MultiWAN provider marked as down

Hi,
I’m have a working NethServer release 7.6.1810 (final) running in a KVM virtual machine. I have two Internet providers, one is FTTH (name f_gen) and the other one an old ADSL (named adsl).
I’m trying to setup a secondary FTTH with another provider (named fjazz) to replace the ADSL connection with no luck. After the interface is up and NethServer starts to test the connectivity using pings to 8.8.8.8 the provider is marked as down.
The only difference with the first FTTH provider is that this new one uses DHCP addressing instead of a fixed IP address.
I’ve manually pinged 8.8.8.8 through that interface and I have found that it doesn’t work when I indicate the output interface, which I guess is what NethServer does, but it works when I set the output IP address instead:

[root@nethserver ~]# ping -c1 -I eth2 8.8.8.8
PING 8.8.8.8 (8.8.8.8) from 188.77.X.Y eth2: 56(84) bytes of data.

— 8.8.8.8 ping statistics —
1 packets transmitted, 0 received, 100% packet loss, time 0ms

[root@nethserver ~]#
[root@nethserver ~]# ping -c1 -I 188.77.X.Y 8.8.8.8
PING 8.8.8.8 (8.8.8.8) from 188.77.X.Y : 56(84) bytes of data.
64 bytes from 8.8.8.8: icmp_seq=1 ttl=124 time=11.9 ms

For the other providers, it doesn’t matter if I use source IP address or device name:

[root@nethserver ~]# ping -c1 -I eth4 8.8.8.8
PING 8.8.8.8 (8.8.8.8) from 172.16.1.253 eth4: 56(84) bytes of data.
64 bytes from 8.8.8.8: icmp_seq=1 ttl=123 time=41.5 ms

I’ve also captured traffic from the new provider interface while running “ping -I eth2 8.8.8.8” and the only packets shown are ARP, asking MAC address for 8.8.8.8, which seems to indicate that somehow the server is not routing packets to the gateway received by DHCP. I guess that this is the reason why the provider is being marked as down but I cannot understand what is causing this behavior.

Everything else seems fine, I’ve checked shorewall configuration, routing tables, etc. Here is the output for several “ip” commands.

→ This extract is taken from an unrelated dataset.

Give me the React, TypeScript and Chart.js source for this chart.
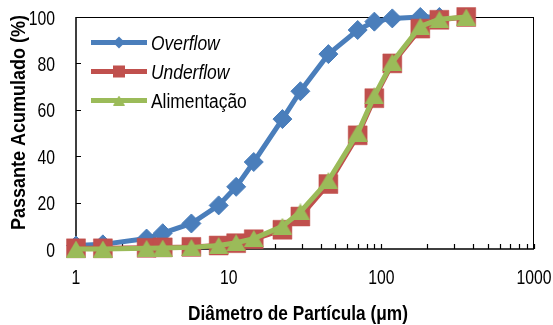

[root@nethserver ~]# ip rule
0: from all lookup local
999: from all lookup main
10000: from all fwmark 0x10000/0xf0000 lookup f_gen
10002: from all fwmark 0x30000/0xf0000 lookup adsl
20000: from 192.168.0.253 lookup f_gen
20000: from 188.77.X.Y lookup fjazz
20000: from 172.16.1.253 lookup adsl
26900: from all lookup f_gen
26902: from all lookup adsl
32765: from all lookup balance
32767: from all lookup default
[root@nethserver ~]# ip route show table fjazz
default via 188.77.A.B dev eth2 src 188.77.X.Y
188.77.A.B dev eth2 scope link src 188.77.X.Y
[root@nethserver ~]# ip route show table f_gen
default via 192.168.0.1 dev eth1 src 192.168.0.253
192.168.0.1 dev eth1 scope link src 192.168.0.253
[root@nethserver ~]# ip route show table adsl
default via 172.16.1.1 dev eth4 src 172.16.1.253
172.16.1.1 dev eth4 scope link src 172.16.1.253
[root@nethserver ~]#

Any clues?

1 Like

Have you tried to ping another IP?

1 Like

Hi,
Yes I did, same result.

Link of ethernet card is OK also when provider is down? Correct? Is there something interesting in shorewall logs?

Hi Federico.Yes, everything is fine at ethernet level.

I’ve tested the following setup: I’ve connected a simple router with two interfaces between the provider and NethServer, with dhcp addressing for the provider interface and a static private network for the interface to NethServer. In this scenario everything works as expected, pings are successful and connection is no longer marked as down.

My conclussions is that something is wrong when a provider has a dynamic address, but I cannot figure out what the problem is. In “/etc/shorewall/providers” file, the gateway for the dhcp provider is set as “detect”. Maybe detection is not working right, and routes are not populated accordingly?

I never encountered this problems… the only problem I notice is that some routers ban the server IP after X ping requests…
If you do a shorewall restart everything works fine? How much time did you have to wait before interface goes down?

In this case is not a problem with the IP being banned, ping -I “source-ip” works, whereas ping -I “interface” doesn’t. My guess is that the script to detect if a provider is down uses the second option.

I’ve rebooted NethServer in case there was something wrong with the routing table, removed and re-added provider, …, but no luck.